> _Exercise details_
Restate the material word for word and leave out anything that is a picture.

=== Provided material ===

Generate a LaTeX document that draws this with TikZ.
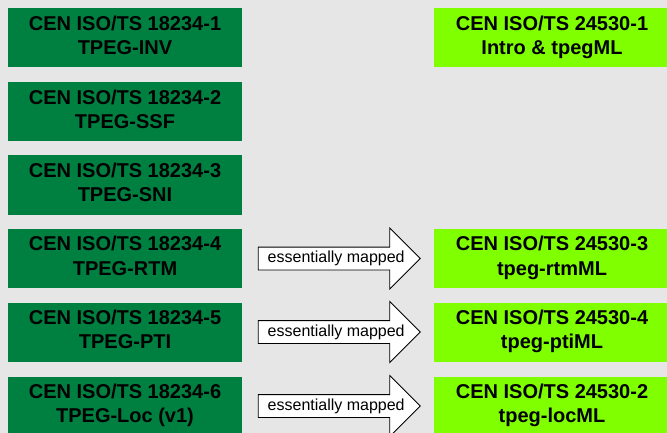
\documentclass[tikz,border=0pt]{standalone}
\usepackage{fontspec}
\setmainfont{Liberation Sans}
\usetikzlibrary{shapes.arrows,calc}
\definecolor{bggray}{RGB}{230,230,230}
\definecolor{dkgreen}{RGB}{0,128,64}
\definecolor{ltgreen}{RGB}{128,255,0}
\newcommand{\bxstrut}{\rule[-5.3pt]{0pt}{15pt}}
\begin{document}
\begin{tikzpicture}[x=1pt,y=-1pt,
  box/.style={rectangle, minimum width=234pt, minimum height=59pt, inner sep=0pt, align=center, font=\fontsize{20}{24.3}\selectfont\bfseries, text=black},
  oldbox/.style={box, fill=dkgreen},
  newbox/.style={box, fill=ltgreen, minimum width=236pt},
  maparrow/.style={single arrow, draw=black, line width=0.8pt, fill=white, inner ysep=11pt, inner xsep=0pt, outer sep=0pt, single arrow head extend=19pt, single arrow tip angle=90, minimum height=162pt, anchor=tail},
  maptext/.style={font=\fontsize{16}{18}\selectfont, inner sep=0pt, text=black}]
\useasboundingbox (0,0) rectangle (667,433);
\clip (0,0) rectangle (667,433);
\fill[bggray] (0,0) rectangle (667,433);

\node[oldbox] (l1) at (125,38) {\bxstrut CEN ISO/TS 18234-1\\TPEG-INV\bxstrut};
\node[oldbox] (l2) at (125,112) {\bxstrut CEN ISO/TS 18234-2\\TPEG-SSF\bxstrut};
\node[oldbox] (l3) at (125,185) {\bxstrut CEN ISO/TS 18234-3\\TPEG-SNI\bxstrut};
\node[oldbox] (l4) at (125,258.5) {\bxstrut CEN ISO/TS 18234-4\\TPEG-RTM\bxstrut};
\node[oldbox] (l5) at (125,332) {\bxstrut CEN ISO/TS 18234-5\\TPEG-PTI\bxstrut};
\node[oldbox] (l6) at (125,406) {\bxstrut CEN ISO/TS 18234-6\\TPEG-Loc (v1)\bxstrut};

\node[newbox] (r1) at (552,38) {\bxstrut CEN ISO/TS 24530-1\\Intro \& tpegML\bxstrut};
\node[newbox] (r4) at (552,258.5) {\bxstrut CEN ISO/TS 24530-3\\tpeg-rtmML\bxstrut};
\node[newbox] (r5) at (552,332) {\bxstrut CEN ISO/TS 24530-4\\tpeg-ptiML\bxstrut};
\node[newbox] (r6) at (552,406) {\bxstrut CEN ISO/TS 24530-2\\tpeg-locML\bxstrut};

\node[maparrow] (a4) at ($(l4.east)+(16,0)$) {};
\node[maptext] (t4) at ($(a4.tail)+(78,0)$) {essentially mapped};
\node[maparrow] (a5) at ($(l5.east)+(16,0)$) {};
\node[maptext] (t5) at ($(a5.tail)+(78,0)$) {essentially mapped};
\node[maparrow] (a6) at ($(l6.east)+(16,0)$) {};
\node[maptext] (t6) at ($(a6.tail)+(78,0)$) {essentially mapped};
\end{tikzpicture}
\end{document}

===

> _Expected answer_
Generate a LaTeX document that draws this with TikZ.
\documentclass[tikz,border=0pt]{standalone}
\usepackage{fontspec}
\setmainfont{Liberation Sans}
\usetikzlibrary{shapes.arrows,calc}
\definecolor{bggray}{RGB}{230,230,230}
\definecolor{dkgreen}{RGB}{0,128,64}
\definecolor{ltgreen}{RGB}{128,255,0}
\newcommand{\bxstrut}{\rule[-5.3pt]{0pt}{15pt}}
\begin{document}
\begin{tikzpicture}[x=1pt,y=-1pt,
  box/.style={rectangle, minimum width=234pt, minimum height=59pt, inner sep=0pt, align=center, font=\fontsize{20}{24.3}\selectfont\bfseries, text=black},
  oldbox/.style={box, fill=dkgreen},
  newbox/.style={box, fill=ltgreen, minimum width=236pt},
  maparrow/.style={single arrow, draw=black, line width=0.8pt, fill=white, inner ysep=11pt, inner xsep=0pt, outer sep=0pt, single arrow head extend=19pt, single arrow tip angle=90, minimum height=162pt, anchor=tail},
  maptext/.style={font=\fontsize{16}{18}\selectfont, inner sep=0pt, text=black}]
\useasboundingbox (0,0) rectangle (667,433);
\clip (0,0) rectangle (667,433);
\fill[bggray] (0,0) rectangle (667,433);

\node[oldbox] (l1) at (125,38) {\bxstrut CEN ISO/TS 18234-1\\TPEG-INV\bxstrut};
\node[oldbox] (l2) at (125,112) {\bxstrut CEN ISO/TS 18234-2\\TPEG-SSF\bxstrut};
\node[oldbox] (l3) at (125,185) {\bxstrut CEN ISO/TS 18234-3\\TPEG-SNI\bxstrut};
\node[oldbox] (l4) at (125,258.5) {\bxstrut CEN ISO/TS 18234-4\\TPEG-RTM\bxstrut};
\node[oldbox] (l5) at (125,332) {\bxstrut CEN ISO/TS 18234-5\\TPEG-PTI\bxstrut};
\node[oldbox] (l6) at (125,406) {\bxstrut CEN ISO/TS 18234-6\\TPEG-Loc (v1)\bxstrut};

\node[newbox] (r1) at (552,38) {\bxstrut CEN ISO/TS 24530-1\\Intro \& tpegML\bxstrut};
\node[newbox] (r4) at (552,258.5) {\bxstrut CEN ISO/TS 24530-3\\tpeg-rtmML\bxstrut};
\node[newbox] (r5) at (552,332) {\bxstrut CEN ISO/TS 24530-4\\tpeg-ptiML\bxstrut};
\node[newbox] (r6) at (552,406) {\bxstrut CEN ISO/TS 24530-2\\tpeg-locML\bxstrut};

\node[maparrow] (a4) at ($(l4.east)+(16,0)$) {};
\node[maptext] (t4) at ($(a4.tail)+(78,0)$) {essentially mapped};
\node[maparrow] (a5) at ($(l5.east)+(16,0)$) {};
\node[maptext] (t5) at ($(a5.tail)+(78,0)$) {essentially mapped};
\node[maparrow] (a6) at ($(l6.east)+(16,0)$) {};
\node[maptext] (t6) at ($(a6.tail)+(78,0)$) {essentially mapped};
\end{tikzpicture}
\end{document}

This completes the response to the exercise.